▶ **Your task**
Repeat every line of the listing below exactly, minus the pictures.
====
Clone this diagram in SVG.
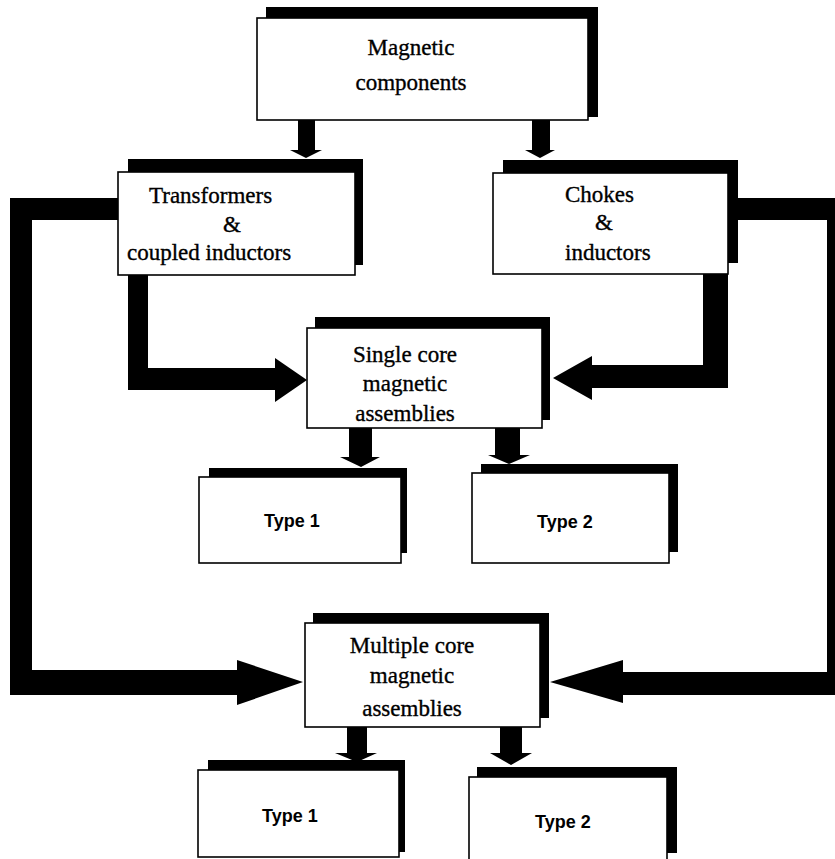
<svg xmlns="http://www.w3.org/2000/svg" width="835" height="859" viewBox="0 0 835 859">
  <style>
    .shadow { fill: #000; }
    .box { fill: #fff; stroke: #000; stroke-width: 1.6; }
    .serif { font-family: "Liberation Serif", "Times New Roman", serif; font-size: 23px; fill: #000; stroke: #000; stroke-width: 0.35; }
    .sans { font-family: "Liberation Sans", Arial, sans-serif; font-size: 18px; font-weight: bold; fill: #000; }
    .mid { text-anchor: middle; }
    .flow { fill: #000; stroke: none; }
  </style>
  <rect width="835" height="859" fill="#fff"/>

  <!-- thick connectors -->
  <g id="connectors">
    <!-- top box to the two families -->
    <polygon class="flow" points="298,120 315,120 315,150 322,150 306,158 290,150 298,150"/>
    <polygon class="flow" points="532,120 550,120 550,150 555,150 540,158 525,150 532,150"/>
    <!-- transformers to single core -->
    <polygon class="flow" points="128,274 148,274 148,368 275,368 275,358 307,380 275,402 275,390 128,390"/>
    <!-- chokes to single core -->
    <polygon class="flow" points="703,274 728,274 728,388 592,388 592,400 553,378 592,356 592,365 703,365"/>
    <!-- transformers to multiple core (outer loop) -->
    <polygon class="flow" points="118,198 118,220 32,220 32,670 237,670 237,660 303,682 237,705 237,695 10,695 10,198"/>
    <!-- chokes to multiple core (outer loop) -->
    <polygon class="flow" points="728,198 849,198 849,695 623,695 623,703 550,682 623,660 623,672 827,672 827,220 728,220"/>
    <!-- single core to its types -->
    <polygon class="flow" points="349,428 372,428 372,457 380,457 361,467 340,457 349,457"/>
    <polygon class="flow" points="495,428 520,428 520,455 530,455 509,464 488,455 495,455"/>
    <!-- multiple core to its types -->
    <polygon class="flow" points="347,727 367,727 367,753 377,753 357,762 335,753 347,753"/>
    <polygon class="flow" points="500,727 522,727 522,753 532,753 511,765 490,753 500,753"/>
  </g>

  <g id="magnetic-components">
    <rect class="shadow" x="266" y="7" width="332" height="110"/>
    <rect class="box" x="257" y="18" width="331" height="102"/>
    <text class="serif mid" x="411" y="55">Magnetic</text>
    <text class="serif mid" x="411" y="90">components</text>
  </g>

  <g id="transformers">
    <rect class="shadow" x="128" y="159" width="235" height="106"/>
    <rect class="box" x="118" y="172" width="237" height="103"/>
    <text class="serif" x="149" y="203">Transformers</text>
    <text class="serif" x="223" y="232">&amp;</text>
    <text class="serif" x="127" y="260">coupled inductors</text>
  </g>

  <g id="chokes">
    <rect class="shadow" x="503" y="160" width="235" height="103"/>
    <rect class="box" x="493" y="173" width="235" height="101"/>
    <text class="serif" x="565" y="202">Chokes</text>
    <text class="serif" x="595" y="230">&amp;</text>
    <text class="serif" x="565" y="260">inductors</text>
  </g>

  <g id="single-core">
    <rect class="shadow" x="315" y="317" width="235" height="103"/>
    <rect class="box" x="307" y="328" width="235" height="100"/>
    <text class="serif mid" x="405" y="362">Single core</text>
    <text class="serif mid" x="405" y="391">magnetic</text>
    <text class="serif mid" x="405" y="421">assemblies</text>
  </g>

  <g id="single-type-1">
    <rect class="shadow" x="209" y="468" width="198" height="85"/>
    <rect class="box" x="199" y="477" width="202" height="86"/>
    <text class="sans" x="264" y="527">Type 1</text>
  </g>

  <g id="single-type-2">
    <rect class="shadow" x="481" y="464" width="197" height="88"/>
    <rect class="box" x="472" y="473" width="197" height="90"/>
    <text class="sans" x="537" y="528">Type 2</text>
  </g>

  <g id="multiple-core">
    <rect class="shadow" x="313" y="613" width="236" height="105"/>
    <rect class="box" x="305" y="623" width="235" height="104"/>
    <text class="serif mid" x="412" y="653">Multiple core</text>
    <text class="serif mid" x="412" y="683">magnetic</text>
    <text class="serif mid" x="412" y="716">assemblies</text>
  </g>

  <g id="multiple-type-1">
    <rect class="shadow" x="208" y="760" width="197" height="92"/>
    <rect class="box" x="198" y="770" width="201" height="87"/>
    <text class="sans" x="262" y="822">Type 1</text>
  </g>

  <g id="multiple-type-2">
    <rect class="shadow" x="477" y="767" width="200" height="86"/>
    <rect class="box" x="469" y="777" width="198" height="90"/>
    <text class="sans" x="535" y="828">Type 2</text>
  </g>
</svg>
====
▶ **Solved problem**
Clone this diagram in SVG.
<svg xmlns="http://www.w3.org/2000/svg" width="835" height="859" viewBox="0 0 835 859">
  <style>
    .shadow { fill: #000; }
    .box { fill: #fff; stroke: #000; stroke-width: 1.6; }
    .serif { font-family: "Liberation Serif", "Times New Roman", serif; font-size: 23px; fill: #000; stroke: #000; stroke-width: 0.35; }
    .sans { font-family: "Liberation Sans", Arial, sans-serif; font-size: 18px; font-weight: bold; fill: #000; }
    .mid { text-anchor: middle; }
    .flow { fill: #000; stroke: none; }
  </style>
  <rect width="835" height="859" fill="#fff"/>

  <!-- thick connectors -->
  <g id="connectors">
    <!-- top box to the two families -->
    <polygon class="flow" points="298,120 315,120 315,150 322,150 306,158 290,150 298,150"/>
    <polygon class="flow" points="532,120 550,120 550,150 555,150 540,158 525,150 532,150"/>
    <!-- transformers to single core -->
    <polygon class="flow" points="128,274 148,274 148,368 275,368 275,358 307,380 275,402 275,390 128,390"/>
    <!-- chokes to single core -->
    <polygon class="flow" points="703,274 728,274 728,388 592,388 592,400 553,378 592,356 592,365 703,365"/>
    <!-- transformers to multiple core (outer loop) -->
    <polygon class="flow" points="118,198 118,220 32,220 32,670 237,670 237,660 303,682 237,705 237,695 10,695 10,198"/>
    <!-- chokes to multiple core (outer loop) -->
    <polygon class="flow" points="728,198 849,198 849,695 623,695 623,703 550,682 623,660 623,672 827,672 827,220 728,220"/>
    <!-- single core to its types -->
    <polygon class="flow" points="349,428 372,428 372,457 380,457 361,467 340,457 349,457"/>
    <polygon class="flow" points="495,428 520,428 520,455 530,455 509,464 488,455 495,455"/>
    <!-- multiple core to its types -->
    <polygon class="flow" points="347,727 367,727 367,753 377,753 357,762 335,753 347,753"/>
    <polygon class="flow" points="500,727 522,727 522,753 532,753 511,765 490,753 500,753"/>
  </g>

  <g id="magnetic-components">
    <rect class="shadow" x="266" y="7" width="332" height="110"/>
    <rect class="box" x="257" y="18" width="331" height="102"/>
    <text class="serif mid" x="411" y="55">Magnetic</text>
    <text class="serif mid" x="411" y="90">components</text>
  </g>

  <g id="transformers">
    <rect class="shadow" x="128" y="159" width="235" height="106"/>
    <rect class="box" x="118" y="172" width="237" height="103"/>
    <text class="serif" x="149" y="203">Transformers</text>
    <text class="serif" x="223" y="232">&amp;</text>
    <text class="serif" x="127" y="260">coupled inductors</text>
  </g>

  <g id="chokes">
    <rect class="shadow" x="503" y="160" width="235" height="103"/>
    <rect class="box" x="493" y="173" width="235" height="101"/>
    <text class="serif" x="565" y="202">Chokes</text>
    <text class="serif" x="595" y="230">&amp;</text>
    <text class="serif" x="565" y="260">inductors</text>
  </g>

  <g id="single-core">
    <rect class="shadow" x="315" y="317" width="235" height="103"/>
    <rect class="box" x="307" y="328" width="235" height="100"/>
    <text class="serif mid" x="405" y="362">Single core</text>
    <text class="serif mid" x="405" y="391">magnetic</text>
    <text class="serif mid" x="405" y="421">assemblies</text>
  </g>

  <g id="single-type-1">
    <rect class="shadow" x="209" y="468" width="198" height="85"/>
    <rect class="box" x="199" y="477" width="202" height="86"/>
    <text class="sans" x="264" y="527">Type 1</text>
  </g>

  <g id="single-type-2">
    <rect class="shadow" x="481" y="464" width="197" height="88"/>
    <rect class="box" x="472" y="473" width="197" height="90"/>
    <text class="sans" x="537" y="528">Type 2</text>
  </g>

  <g id="multiple-core">
    <rect class="shadow" x="313" y="613" width="236" height="105"/>
    <rect class="box" x="305" y="623" width="235" height="104"/>
    <text class="serif mid" x="412" y="653">Multiple core</text>
    <text class="serif mid" x="412" y="683">magnetic</text>
    <text class="serif mid" x="412" y="716">assemblies</text>
  </g>

  <g id="multiple-type-1">
    <rect class="shadow" x="208" y="760" width="197" height="92"/>
    <rect class="box" x="198" y="770" width="201" height="87"/>
    <text class="sans" x="262" y="822">Type 1</text>
  </g>

  <g id="multiple-type-2">
    <rect class="shadow" x="477" y="767" width="200" height="86"/>
    <rect class="box" x="469" y="777" width="198" height="90"/>
    <text class="sans" x="535" y="828">Type 2</text>
  </g>
</svg>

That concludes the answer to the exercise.